I do not even understand what you people are even arguing about half the time. You people seem to believe that the purpose of the creation is so that you can go to heaven. You seem to believe that you were created in the image of God and then manage to convince yourself that you were born evil in original sin. That deception has to rank right up there with “you will not die and will be as Gods”. God had to come into this dimension of the flush as the man you call Jesus and tell you your sins shall be forgiven, so get over this original sin deception. I remember when Jesus walked with Adam and Eve in the garden, Jesus threw around a couple of curses but never did Jesus curse Adam and Eve. How did you people manage to curse yourselves? You were not created to be Gods in the dimension of the flush. Look at the creation for what it is a space-time continuum in which you occupy some space for a time, you will surely die, and your flush will turn to dust. The stories in Genesis set the ground rules for how you would exist in this dimension of the flush and one of those messages was that you could exist here by the sweat of your brow. Try using that brow. However, when you were in the garden, Jesus had just opened your eyes, you became aware of God, and yourself, your understanding was limited. Why do you think God never wrote a book for you? God can write in stone, but at what point in this space-time continuum would you have complete understanding so that you could understand the word of God, probably never. Therefore, a prophet here or a messenger there a nudge from the Holy Spirit and the space-time continuum goes on. For what purpose does the space-time continuum go on? We Christian revolutionaries believe that, we are to come together, live as one flush, and create souls for the dimension of God. You probably believe that souls come from the Guff. For us things like abortion and not allowing the children to come unto God so they can fulfill the purpose of creation, takes on a completely new meaning. What the heck, believe what ever you are capable of understanding, but remember these words “forgive them Father for they know not what they do”, that will be true until the kingdom of God exists in this space-time continuum.

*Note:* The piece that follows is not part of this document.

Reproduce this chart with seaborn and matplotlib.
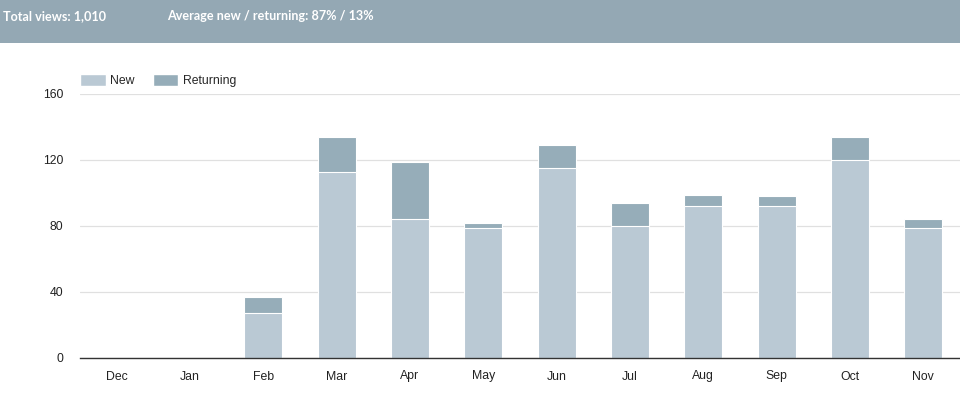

ahh, now it all becomes clear???

You can't embrace one part of the system of Christianity (saving souls) by rejecting another (murder is forbidden).

While killing the unborn does send them to heaven (I believe in an age of accountability...I'm no Calvinist) it's stupid to negate the life God wanted all of us to ideally live. Life isn't JUST about salvation. I'm sorry, but there is joy, failure, drama and beauty to participate in as properly functioning members of God's creation.

Shall we sin that grace increase? Of course not. God isn't a pragmatist, he doesn't just care about the ends. The means are just as important. So be all things to all men, but don't be a murderer.

Hi doug t, I'm shocked to see this statement from you:

"God isn't a pragmatist, he doesn't just care about the ends."

With the political stance you promote the Christian to take, it sure seemed to me like you'd have thougth God a pragmatist.

Brad B

I don't know about doug t's political positions, but I think he's onto something. What I would note as a generalization of his observation that the given postulation makes the assumption that "going to heaven" is the only thing that God desires for us, or the only thing that glorifies Him. We have at once a system of instant justification that eliminates sanctification. Why would we not think that God wants our struggle toward greater righteousness to bear the truth of His Holiness.